На рекламных постерах популистской Партии Независимости Объединённого Королевства ( UKIP ) – главного сторонника Brexit – были фото тысяч беженцев, выстроившихся в очередь у границ ЕС с подписью: «Переломный момент: ЕС погубит нас всех». Пользователи Twitter оперативно указали на схожесть подобных картинок с Нацистской антиимигрантской пропагандой и Трамповскими откровенно расистскими заявлениями по поводу исламских террористов и мексиканских насильников. Но и это не остановило сторонников Brexit , которые в риторике партий, подобных UKIP , прежде всего, поддержали борьбу с евроистеблишментом. «Простые решения», как то возврат контроля над национальными границами, выдворение «контрабандистов, террористов и экономических мигрантов», освобождение от «евробюрокартии» - схожая риторика популистов по обоим берегам Атлантического океана.
Вместо выводов
Рост популизма нужно рассматривать как определённый симптом, сигнал о состоянии общества.

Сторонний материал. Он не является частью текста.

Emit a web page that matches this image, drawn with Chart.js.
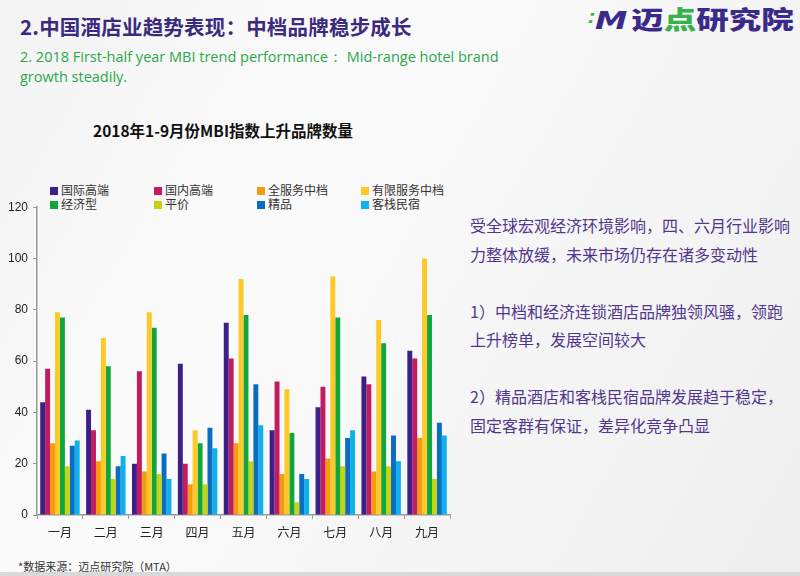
<!DOCTYPE html>
<html><head><meta charset="utf-8">
<script src="https://cdn.jsdelivr.net/npm/chart.js@4/dist/chart.umd.min.js"></script>
<style>
html,body{margin:0;padding:0;}
body{width:800px;height:576px;position:relative;overflow:hidden;
 background:linear-gradient(120deg,#f3f3f3 0%,#fbfbfb 35%,#f6f6f6 60%,#efefef 100%);
 font-family:"Noto Sans CJK SC","Noto Sans",sans-serif;}
.abs{position:absolute;white-space:nowrap;}
#title{left:20px;top:11px;font-size:20.5px;font-weight:bold;color:#3b2a7e;letter-spacing:0.2px;}
#sub{left:20px;top:47px;font-size:14.5px;line-height:20px;color:#2aa84a;font-family:"Open Sans","Noto Sans",sans-serif;white-space:normal;width:480px;}
#logo{left:588px;top:6px;font-size:25px;line-height:25px;font-weight:900;color:#3b2a8a;transform:scaleX(1.3);transform-origin:0 0;letter-spacing:0px;}
#logo .m{font-family:"DejaVu Sans";font-style:italic;font-weight:bold;letter-spacing:0;margin-right:3px;}
#logo .g{color:#35b34a;font-size:14px;vertical-align:6px;}
#logo .gd{color:#35b34a;}
#ctitle{left:93px;top:119px;font-size:15.5px;font-weight:bold;color:#111;}
#legend .it{position:absolute;font-size:12px;color:#333;line-height:14px;white-space:nowrap;}
#legend .sw{display:inline-block;width:8px;height:8px;margin-right:3px;vertical-align:0px;}
#chartbox{position:absolute;left:0;top:195px;width:460px;height:350px;}
#right{left:470px;top:211px;font-size:16px;line-height:28.5px;color:#50368f;}
#foot{left:18px;top:558px;font-size:11px;color:#333;}
#bline{position:absolute;left:0;top:572px;width:800px;height:4px;background:#d9d9d9;}
</style></head>
<body>
<div id="title" class="abs">2.中国酒店业趋势表现：中档品牌稳步成长</div>
<div id="sub" class="abs">2. 2018 First-half year MBI trend performance： Mid-range hotel brand growth steadily.</div>
<div id="logo" class="abs"><span class="m"><span class="g">⁚</span>M</span>迈<span class="gd">点</span>研究院</div>
<div id="ctitle" class="abs">2018年1-9月份MBI指数上升品牌数量</div>
<div id="legend"></div>
<div id="chartbox"><canvas id="c"></canvas></div>
<div id="right" class="abs">受全球宏观经济环境影响，四、六月行业影响<br>力整体放缓，未来市场仍存在诸多变动性<br><br>1）中档和经济连锁酒店品牌独领风骚，领跑<br>上升榜单，发展空间较大<br><br>2）精品酒店和客栈民宿品牌发展趋于稳定，<br>固定客群有保证，差异化竞争凸显</div>
<div id="foot" class="abs">*数据来源：迈点研究院（MTA）</div>
<div id="bline"></div>
<script>
const months = ["一月","二月","三月","四月","五月","六月","七月","八月","九月"];
const seriesNames = ["国际高端","国内高端","全服务中档","有限服务中档","经济型","平价","精品","客栈民宿"];
const intlHighEnd     = [44, 41, 20, 59, 75, 33, 42, 54, 64];
const domesticHighEnd = [57, 33, 56, 20, 61, 52, 50, 51, 61];
const fullServiceMid  = [28, 21, 17, 12, 28, 16, 22, 17, 30];
const limitedServiceMid = [79, 69, 79, 33, 92, 49, 93, 76, 100];
const economy         = [77, 58, 73, 28, 78, 32, 77, 67, 78];
const budget          = [19, 14, 16, 12, 21, 5, 19, 19, 14];
const boutique        = [27, 19, 24, 34, 51, 16, 30, 31, 36];
const innHomestay     = [29, 23, 14, 26, 35, 14, 33, 21, 31];
const yTicks = [0, 20, 40, 60, 80, 100, 120];

const seriesValues = [intlHighEnd, domesticHighEnd, fullServiceMid, limitedServiceMid, economy, budget, boutique, innHomestay];
const colors = ["#3d1f88","#c41a60","#f39c0f","#fdc927","#0ea63d","#c5d40f","#0b6dc0","#0db1ef"];

// HTML legend (4 columns x 2 rows)
const legendCols = [50,154,257,361], legendRows = [183,197];
const lg = document.getElementById('legend');
seriesNames.forEach((n,i)=>{
  const d = document.createElement('div');
  d.className='it';
  d.style.left = legendCols[i%4]+'px';
  d.style.top = legendRows[Math.floor(i/4)]+'px';
  d.innerHTML = '<span class="sw" style="background:'+colors[i]+'"></span>'+n;
  lg.appendChild(d);
});

new Chart(document.getElementById('c'), {
  type:'bar',
  data:{
    labels: months,
    datasets: seriesNames.map((n,i)=>({
      label:n, data:seriesValues[i], backgroundColor:colors[i],
      borderWidth:0,
      categoryPercentage:0.86, barPercentage:1.0
    }))
  },
  options:{
    responsive:true, maintainAspectRatio:false, animation:false,
    layout:{padding:{top:0,right:10,left:0,bottom:0}},
    plugins:{legend:{display:false}, title:{display:false}, tooltip:{enabled:false}},
    scales:{
      x:{
        grid:{display:true, drawOnChartArea:false, drawTicks:true, tickLength:4, color:'#999', offset:true},
        border:{display:true, color:'#999', width:1.5},
        ticks:{color:'#222', font:{size:12, family:'"Noto Sans CJK SC"'}, padding:6, maxRotation:0},
        afterFit:(s)=>{s.height=30;}
      },
      y:{
        min:0, max:120,
        afterBuildTicks:(s)=>{s.ticks = yTicks.map(v=>({value:v}));},
        grid:{display:true, drawOnChartArea:false, drawTicks:true, tickLength:4, color:'#999'},
        border:{display:true, color:'#999', width:1.5},
        ticks:{color:'#222', font:{size:12, family:'"Liberation Sans", Arial'}, padding:5},
        afterFit:(s)=>{s.width=37;}
      }
    }
  }
});
</script>
</body></html>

Первое. В обществе появилась критическая масса граждан, которые оказались изолированными от общих благ, получаемых от совместного проживания в обществе. Эти обделённые, зачастую с низким уровнем образования и с низким социальным статусом накопили критический уровень недовольства к «элитам», которые, по мнению обделённых, благодаря своему положению пользуются чрезмерными правами и являются потребителями непропорционально большой части общих благ.
Второе. В обществе нет общей базы для национального (или межнационального, как в случае с единством ЕС) консенсуса. Возможно, те принципы и ценности, вокруг которых ранее объединилось общество либо утратили свою актуальность, либо не осознаются «недовольными» как объединяющие принципы и ценности.
Третье. Традиционные, мейнстримные партии не выполняют своих прямых функций – не представляют интересы своих сторонников. Поэтому сторонники массово отворачиваются от таких партий, покидают их ряды и ищут другие способы «достучаться» до власти.
Четвёртое. В обществе царит недоверие, как к институтам власти, так и к политикам, масс-медиа, общественным лидерам. В состоянии недоверия и дезориентации масс «простые решения» и лозунги очень легко получают широкую поддержку.